# WORK TO BE COMPLETED:
Show all lines from the listing below that contain "draw".
====== INFORMATION PROVIDED
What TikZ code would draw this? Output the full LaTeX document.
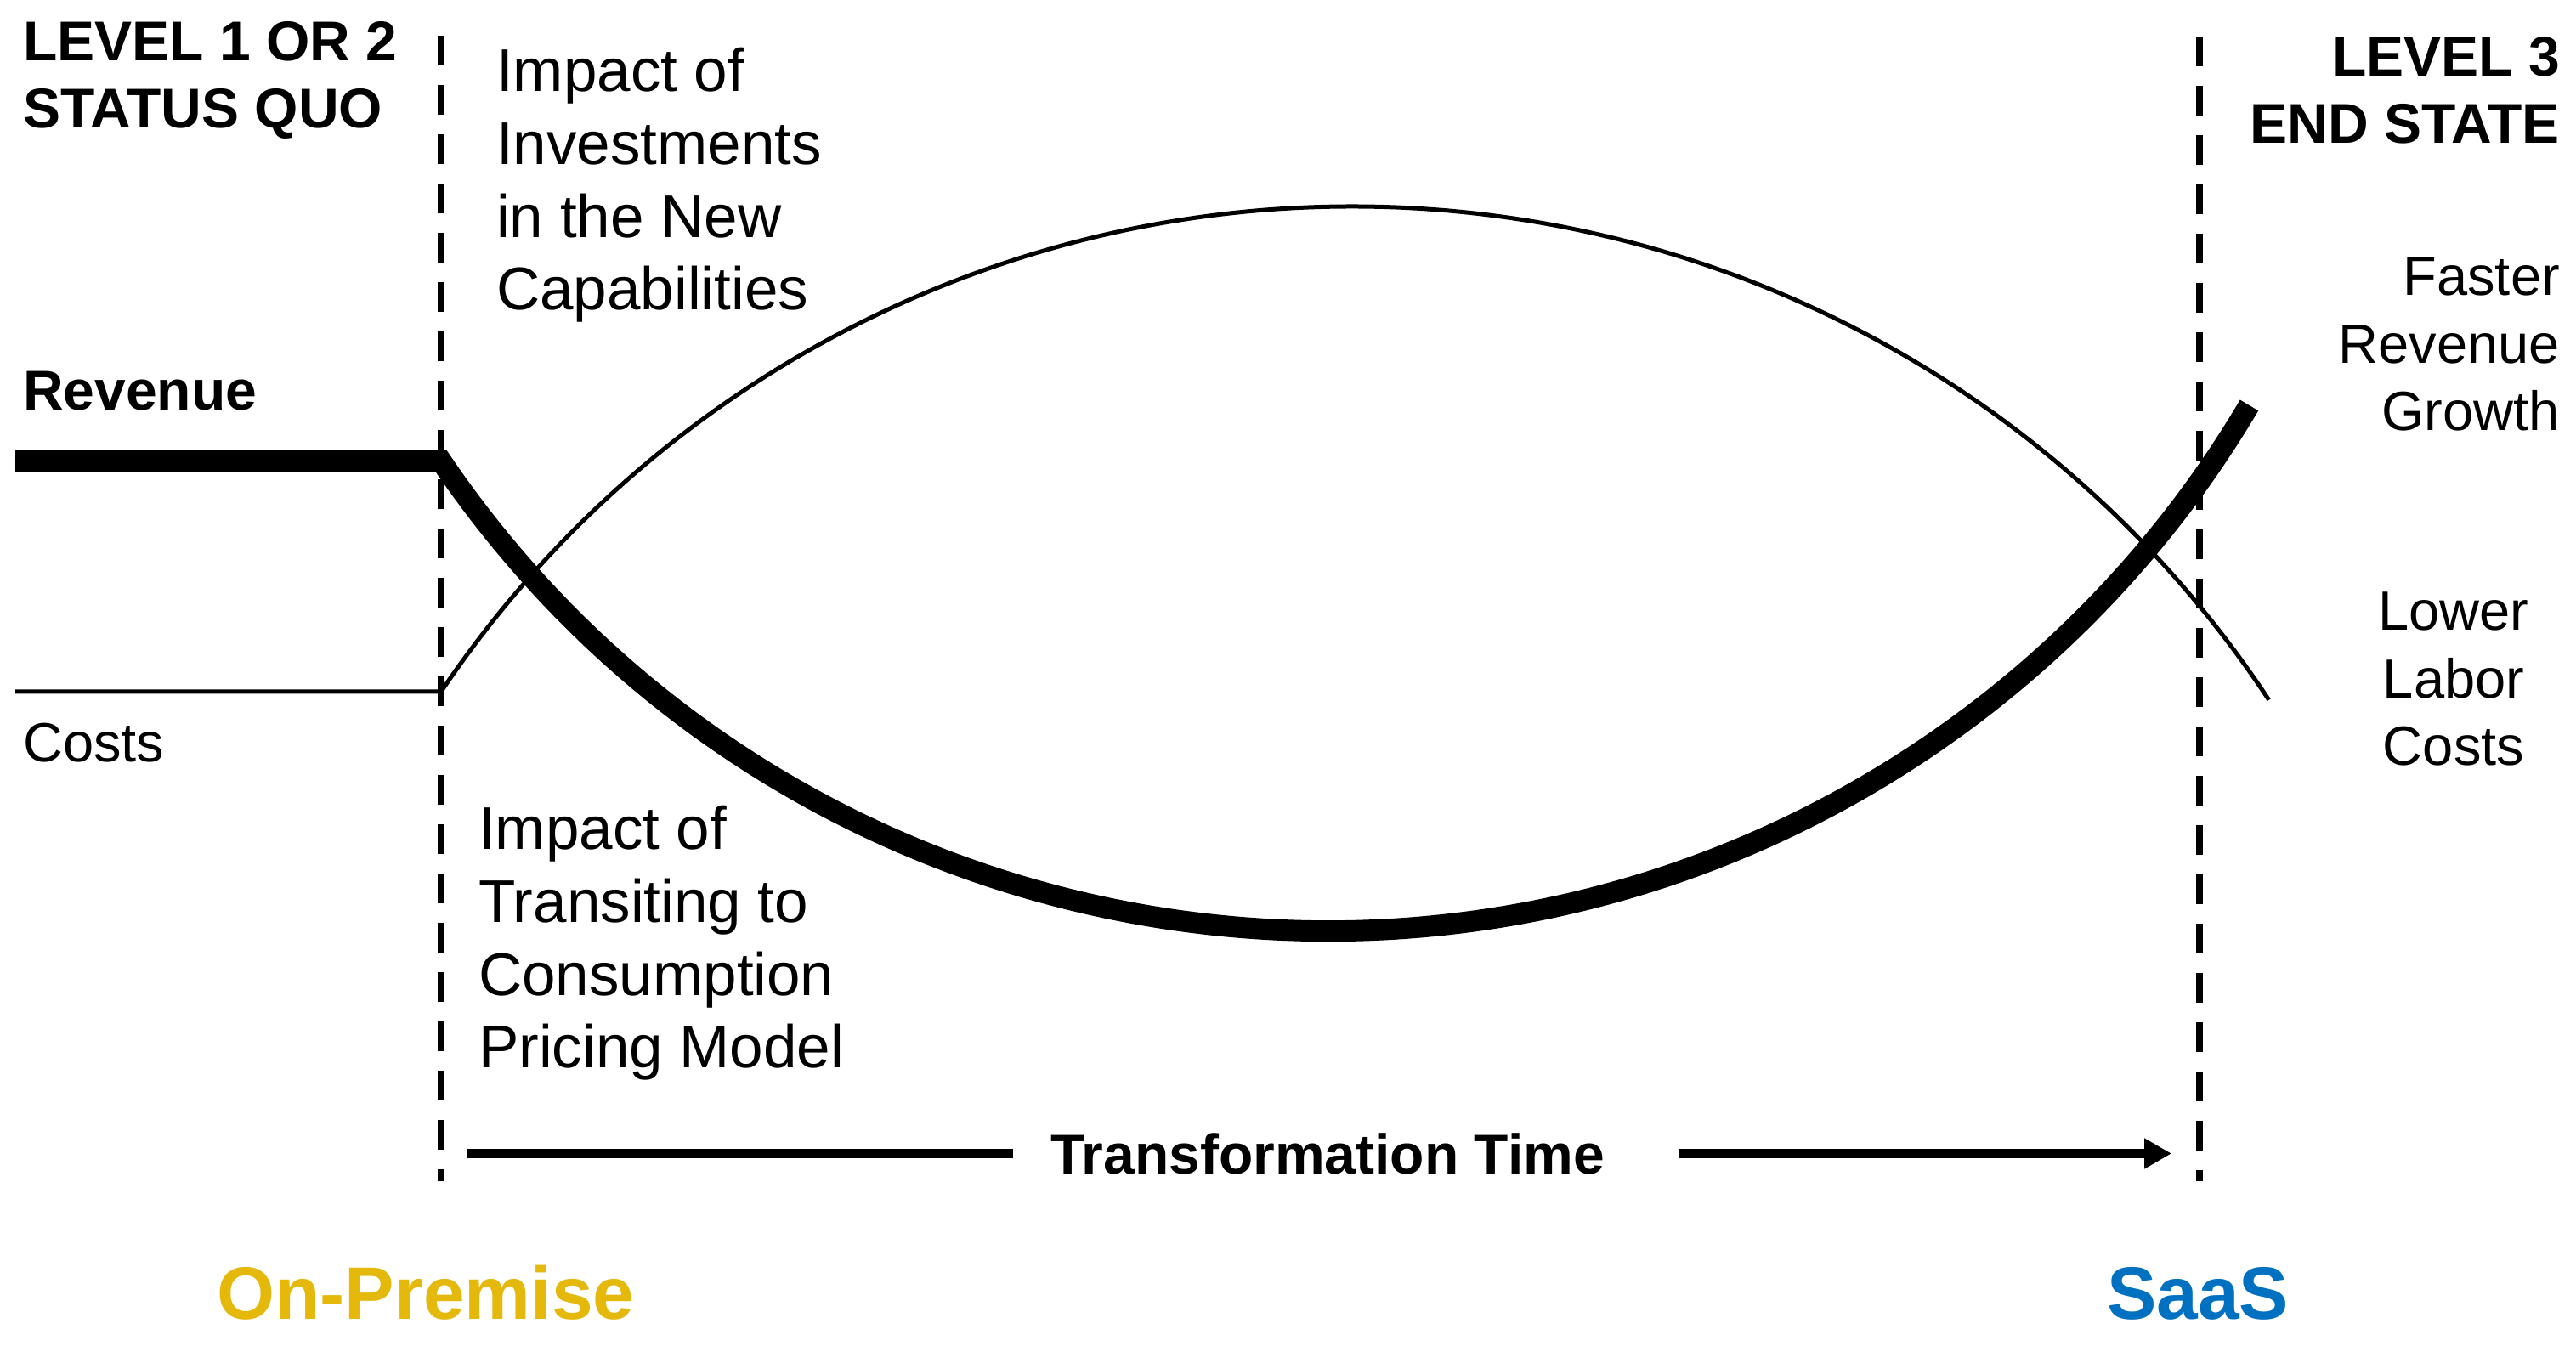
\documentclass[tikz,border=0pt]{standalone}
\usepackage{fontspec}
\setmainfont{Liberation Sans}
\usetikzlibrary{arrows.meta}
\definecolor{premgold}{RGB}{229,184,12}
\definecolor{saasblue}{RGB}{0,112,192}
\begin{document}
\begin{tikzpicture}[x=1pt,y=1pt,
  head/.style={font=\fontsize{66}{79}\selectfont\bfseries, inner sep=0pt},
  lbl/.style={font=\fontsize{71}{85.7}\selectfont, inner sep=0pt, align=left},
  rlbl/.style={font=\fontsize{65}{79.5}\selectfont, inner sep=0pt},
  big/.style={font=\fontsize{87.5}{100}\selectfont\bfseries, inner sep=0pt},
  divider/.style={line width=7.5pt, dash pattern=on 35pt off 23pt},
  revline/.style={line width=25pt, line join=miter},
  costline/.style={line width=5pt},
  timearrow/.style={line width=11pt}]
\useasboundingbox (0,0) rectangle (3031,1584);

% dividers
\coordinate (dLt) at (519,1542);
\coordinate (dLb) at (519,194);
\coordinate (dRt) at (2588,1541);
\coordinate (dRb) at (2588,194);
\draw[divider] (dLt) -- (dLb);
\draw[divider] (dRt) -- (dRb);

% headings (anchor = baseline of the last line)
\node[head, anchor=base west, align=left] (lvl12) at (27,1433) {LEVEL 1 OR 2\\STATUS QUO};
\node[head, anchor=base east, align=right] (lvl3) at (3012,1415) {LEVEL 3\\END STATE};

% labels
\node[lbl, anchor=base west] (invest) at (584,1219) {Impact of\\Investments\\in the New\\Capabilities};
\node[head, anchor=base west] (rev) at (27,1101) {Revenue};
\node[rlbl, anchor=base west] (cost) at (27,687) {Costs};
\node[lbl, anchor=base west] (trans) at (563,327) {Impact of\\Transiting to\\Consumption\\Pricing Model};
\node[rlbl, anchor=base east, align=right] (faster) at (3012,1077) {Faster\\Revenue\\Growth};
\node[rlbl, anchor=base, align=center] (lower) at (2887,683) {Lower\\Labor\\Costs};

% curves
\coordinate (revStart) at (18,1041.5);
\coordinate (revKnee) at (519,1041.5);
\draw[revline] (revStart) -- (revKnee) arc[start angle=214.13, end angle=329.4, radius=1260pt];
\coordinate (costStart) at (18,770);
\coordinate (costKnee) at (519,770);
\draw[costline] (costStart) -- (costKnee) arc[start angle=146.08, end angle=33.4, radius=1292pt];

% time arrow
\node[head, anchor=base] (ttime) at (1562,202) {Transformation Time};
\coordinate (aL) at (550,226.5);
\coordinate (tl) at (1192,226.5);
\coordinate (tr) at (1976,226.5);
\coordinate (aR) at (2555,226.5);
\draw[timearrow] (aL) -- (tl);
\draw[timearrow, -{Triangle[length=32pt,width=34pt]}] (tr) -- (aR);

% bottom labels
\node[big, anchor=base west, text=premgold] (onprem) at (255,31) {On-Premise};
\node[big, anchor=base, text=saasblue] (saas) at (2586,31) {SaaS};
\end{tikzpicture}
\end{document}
============
# SOLVED EXERCISE:
What TikZ code would draw this? Output the full LaTeX document.
\draw[divider] (dLt) -- (dLb);
\draw[divider] (dRt) -- (dRb);
\draw[revline] (revStart) -- (revKnee) arc[start angle=214.13, end angle=329.4, radius=1260pt];
\draw[costline] (costStart) -- (costKnee) arc[start angle=146.08, end angle=33.4, radius=1292pt];
\draw[timearrow] (aL) -- (tl);
\draw[timearrow, -{Triangle[length=32pt,width=34pt]}] (tr) -- (aR);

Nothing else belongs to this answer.